Illustration: Maura Losch/Axios
Arizona is on track to have 30% fewer OB-GYNs than needed by 2030, according to a U.S. Department of Health and Human Services study from 2021.
- Doctors worry the shortage could be even more severe now that the state will enforce restrictive abortion laws that penalize doctors for terminating pregnancies.
Why it matters: OB-GYNs focus specifically on women's health care, even beyond pregnancy.
- They treat endometriosis and polycystic ovary syndrome, diagnose and treat cervical and ovarian cancers, prescribe birth control, address infertility and attend to yeast and urinary tract infections.
What's happening: Many of Arizona's OB-GYNs are reaching retirement age while fewer doctors are going into the field, according to a 2019 study by Doximity, the country's largest medical network.
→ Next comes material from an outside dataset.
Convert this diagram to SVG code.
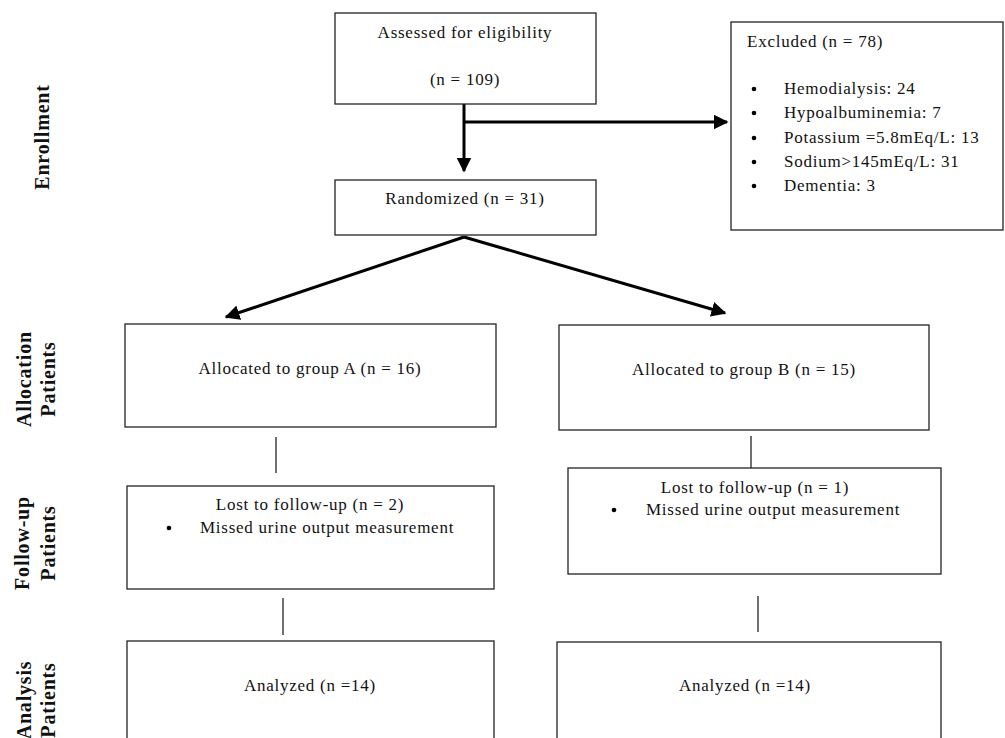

By the numbers: More than 30% of OB-GYNs in Arizona were older than 55 in 2019, according to Doximity.
- About 52% were ages 40-55.
- Just 18% were under 40 years old.
Most states anticipate similar OB-GYN shortages, but states that have adopted stricter abortion laws following the Supreme Court's reversal of Roe v. Wade may fall even farther behind, some experts say.
The future of abortion legislation in Arizona is still unclear.
- Arizona Attorney General Mark Brnovich supports enforcing a 158-year-old territorial law that mandates prison time for physicians who perform abortions at any stage of pregnancy, with very few exceptions.
- Other legal experts believe a newly passed law that bans abortions past 15 weeks will be the prevailing law.
Of note: Medical residencies are one of the most reliable pipelines for states to recruit doctors, with most physicians staying where they trained.
But medical students may not want to train in states like Arizona where they cannot practice abortions, says Dr. Mary Jacobson of Alpha Medical, an online medical provider for women.
- She says OB-GYN training will be "adversely affected" by laws that limit abortion.
- There are already reports that Texas lost residency applicants after enacting its abortion ban in September.
OB-GYNs currently practicing in the state may transfer to other places where the government doesn't interfere with "the patient-provider relationship," Jacobson says.
What she's saying: "I don't know that I would want to practice in a state that has restrictions. That would adversely affect how I feel. Women's reproductive rights would be limited and the scope of my practice therefore would be limited."